Bodycam footage reveals moment Mohamad Barakat shoots officers, bystander in Fargo

North Dakota Attorney General Drew Wrigley | Photo by Ty Schonert
North Dakota Attorney General Drew Wrigley | Photo by Ty Schonert

(FARGO) – The deadly July 14 shooting by Mohamad Barakat of Fargo Police Officer Jake Wallin, along with the injuries to officers Andrew Dotas and Tyler Hawes, and citizen Karlee Koswick, all happened within a span of just under two minutes. 

New bodycam footage released Thursday shows the encounter Fargo Police had with Barakat on the afternoon of Friday, July 14 in downtown Fargo, in the vicinity of 25th Street and 9th Avenue South.

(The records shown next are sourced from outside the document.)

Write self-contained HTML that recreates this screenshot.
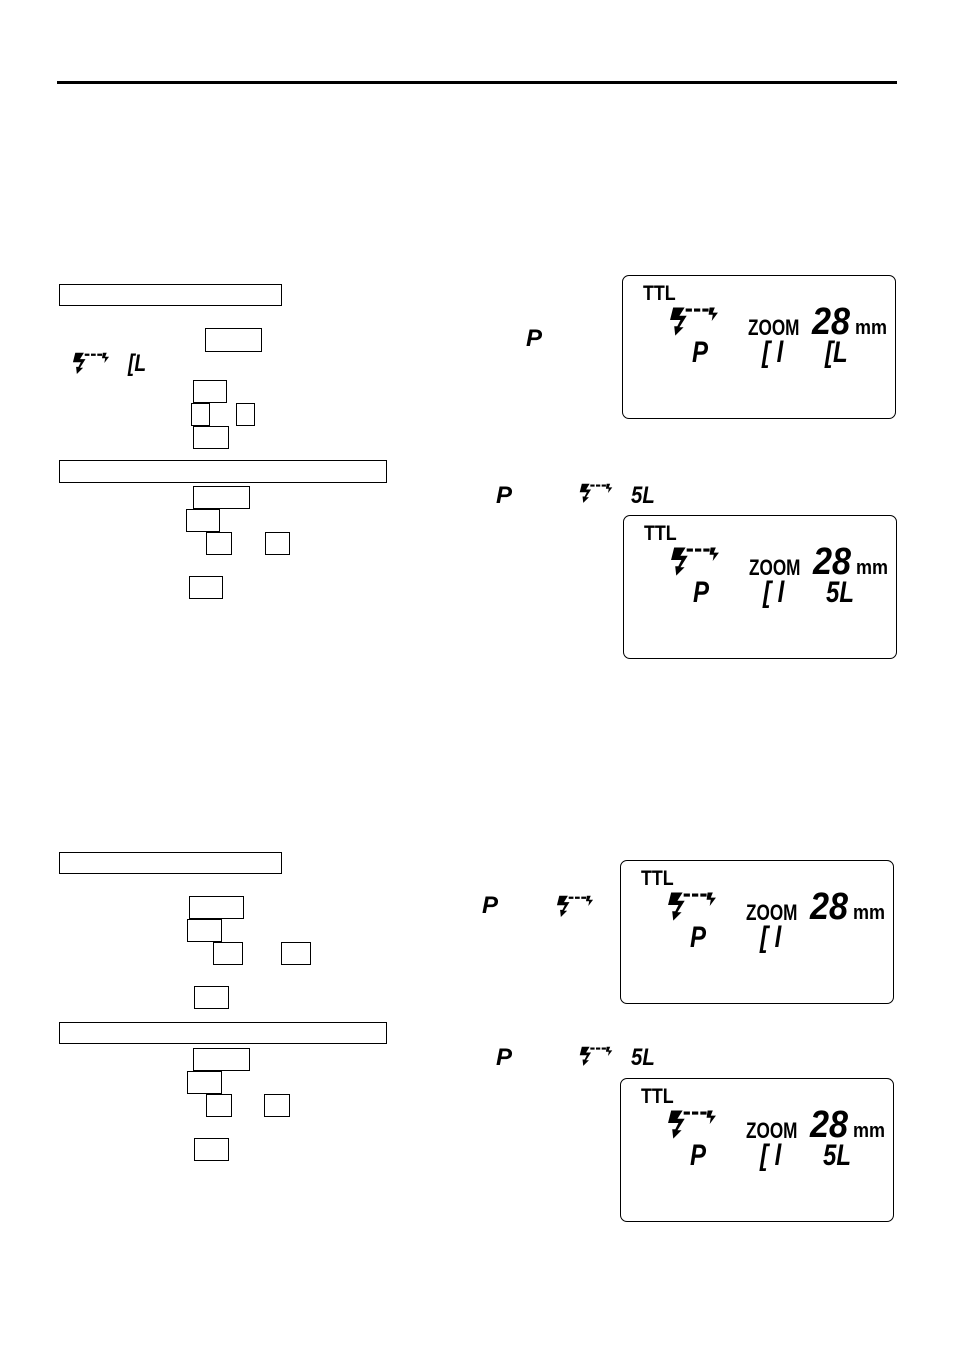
<!DOCTYPE html>
<html><head><meta charset="utf-8"><style>
body{margin:0;width:954px;height:1356px;background:#fff;position:relative;overflow:hidden;font-family:"Liberation Sans",sans-serif}
.b{position:absolute;border:1.3px solid #000;box-sizing:border-box}
.lcd{position:absolute;width:274px;height:144px;border:1.3px solid #000;border-radius:7px;box-sizing:border-box}
.lcd>*{position:absolute;line-height:1}
.ttl{left:20px;top:7px;font-size:21px;font-weight:bold;transform:scaleX(.85);transform-origin:left}
.zm{left:125px;top:41px;font-size:22px;font-weight:bold;transform:scaleX(.78);transform-origin:left}
.n28{left:189px;top:27px;font-size:38px;font-style:italic;font-weight:bold;transform:scaleX(.9);transform-origin:left}
.mm{left:232px;top:42px;font-size:20px;font-weight:bold;transform:scaleX(.9);transform-origin:left}
.seg{font-size:30px;font-style:italic;font-weight:bold;top:62px;transform:scaleX(.8);transform-origin:left}
.fl{left:46px;top:30px}
.t{position:absolute;line-height:1;font-style:italic;font-weight:bold}
</style></head><body>
<div style="position:absolute;left:57px;top:81px;width:840px;height:3px;background:#000"></div>

<svg width="0" height="0" style="position:absolute"><defs>
<symbol id="f" viewBox="0 0 48 28"><path d="M4 1h11l-5 8h7l-7 11h4l-8 8-1-9h3l3-6H1z M16 2h6v3h-6z M24 2h6v3h-6z M32 2h6v3h-6z M39 1h5l-2 5h5l-6 8 1-6h-4z" fill="#000"/></symbol>
</defs></svg>

<!-- section 1 -->
<div class="b" style="left:59px;top:284px;width:223px;height:22px"></div>
<div class="b" style="left:205px;top:328px;width:57px;height:24px"></div>
<svg class="t" style="left:72px;top:352px" width="38" height="22"><use href="#f"/></svg>
<div class="t" style="left:128px;top:352px;font-size:24px;transform:scaleX(.8);transform-origin:left">[L</div>
<div class="t" style="left:526px;top:327px;font-size:24px">P</div>
<div class="b" style="left:193px;top:380px;width:34px;height:23px"></div>
<div class="b" style="left:191px;top:403px;width:19px;height:23px"></div>
<div class="b" style="left:236px;top:403px;width:19px;height:23px"></div>
<div class="b" style="left:193px;top:426px;width:36px;height:23px"></div>
<div class="b" style="left:59px;top:460px;width:328px;height:23px"></div>
<div class="b" style="left:193px;top:486px;width:57px;height:23px"></div>
<div class="b" style="left:186px;top:509px;width:34px;height:23px"></div>
<div class="b" style="left:206px;top:532px;width:26px;height:23px"></div>
<div class="b" style="left:265px;top:532px;width:25px;height:23px"></div>
<div class="b" style="left:189px;top:576px;width:34px;height:23px"></div>
<div class="t" style="left:496px;top:484px;font-size:24px">P</div>
<svg class="t" style="left:579px;top:483px" width="34" height="20"><use href="#f"/></svg>
<div class="t" style="left:631px;top:484px;font-size:24px;transform:scaleX(.85);transform-origin:left">5L</div>

<div class="lcd" style="left:622px;top:275px">
<div class="ttl">TTL</div><svg class="fl" width="50" height="30"><use href="#f"/></svg>
<div class="zm">ZOOM</div><div class="n28">28</div><div class="mm">mm</div>
<div class="seg" style="left:69px">P</div><div class="seg" style="left:139px">[ l</div><div class="seg" style="left:202px">[L</div>
</div>
<div class="lcd" style="left:623px;top:515px">
<div class="ttl">TTL</div><svg class="fl" width="50" height="30"><use href="#f"/></svg>
<div class="zm">ZOOM</div><div class="n28">28</div><div class="mm">mm</div>
<div class="seg" style="left:69px">P</div><div class="seg" style="left:139px">[ l</div><div class="seg" style="left:202px">5L</div>
</div>

<!-- section 2 -->
<div class="b" style="left:59px;top:852px;width:223px;height:22px"></div>
<div class="b" style="left:189px;top:896px;width:55px;height:23px"></div>
<div class="b" style="left:187px;top:919px;width:35px;height:23px"></div>
<div class="b" style="left:213px;top:942px;width:30px;height:23px"></div>
<div class="b" style="left:281px;top:942px;width:30px;height:23px"></div>
<div class="b" style="left:194px;top:986px;width:35px;height:23px"></div>
<div class="t" style="left:482px;top:894px;font-size:24px">P</div>
<svg class="t" style="left:556px;top:895px" width="38" height="22"><use href="#f"/></svg>
<div class="b" style="left:59px;top:1022px;width:328px;height:22px"></div>
<div class="b" style="left:193px;top:1048px;width:57px;height:23px"></div>
<div class="b" style="left:187px;top:1071px;width:35px;height:23px"></div>
<div class="b" style="left:206px;top:1094px;width:26px;height:23px"></div>
<div class="b" style="left:264px;top:1094px;width:26px;height:23px"></div>
<div class="b" style="left:194px;top:1138px;width:35px;height:23px"></div>
<div class="t" style="left:496px;top:1046px;font-size:24px">P</div>
<svg class="t" style="left:579px;top:1046px" width="34" height="20"><use href="#f"/></svg>
<div class="t" style="left:631px;top:1046px;font-size:24px;transform:scaleX(.85);transform-origin:left">5L</div>

<div class="lcd" style="left:620px;top:860px">
<div class="ttl">TTL</div><svg class="fl" width="50" height="30"><use href="#f"/></svg>
<div class="zm">ZOOM</div><div class="n28">28</div><div class="mm">mm</div>
<div class="seg" style="left:69px">P</div><div class="seg" style="left:139px">[ l</div>
</div>
<div class="lcd" style="left:620px;top:1078px">
<div class="ttl">TTL</div><svg class="fl" width="50" height="30"><use href="#f"/></svg>
<div class="zm">ZOOM</div><div class="n28">28</div><div class="mm">mm</div>
<div class="seg" style="left:69px">P</div><div class="seg" style="left:139px">[ l</div><div class="seg" style="left:202px">5L</div>
</div>
</body></html>
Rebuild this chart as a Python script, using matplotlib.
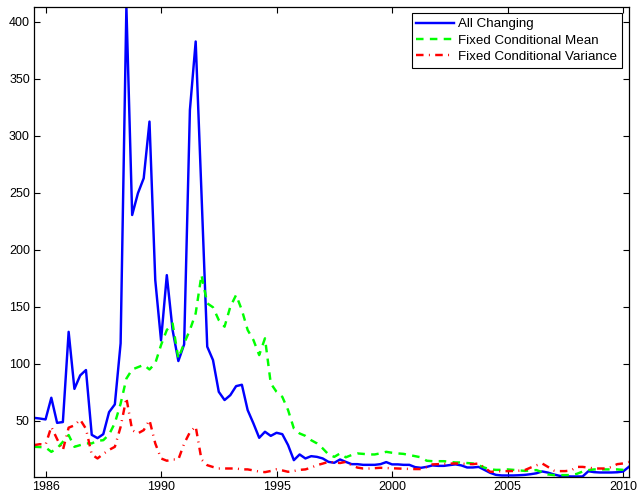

When gunfire rang out, Officers Dotas and Hawes were struck “immediately with multiple rounds” from Barakat’s weapon, according to North Dakota Attorney General Drew Wrigley. Wallin, who had been on the force for less than four months, was struck by a single round from Barakat’s weapon.

The bystander, Karlee Koswick, was shot, Wrigley said, after the officers were shot.

“When Robinson is behind the vehicle calling in, Karlee got up, at some point, and tried to run,” he said. “Which drew Barakat’s attention for just a moment, and he shoots her.”

Robinson shot 31 rounds in the gunfight, 21 of them which struck Barakat. Five of those rounds were used to neutralize the suspect.

North Dakota Bureau of Criminal Investigation Special Agent Casey Miller told WDAY Radio that Barakat shot a total of 44 rounds from his .223 weapon, and it’s believed that one round from his 9mm handgun was also discharged. All weapons were lawfully possessed by Barakat.

The firearms were not visible to law enforcement or bystanders, Wrigley said, because Barakat’s vehicle’s back windows were spray painted black and some firearms were in a black suitcase.

“Nobody was in a position to see that gun until he came out of the window,” Wrigley said, noting that Officer Robinson was about 70 feet away from Barakat at the time of the shooting.

Wrigley said the other bodycam footage will be available at a later time, as the investigation is still active and ongoing.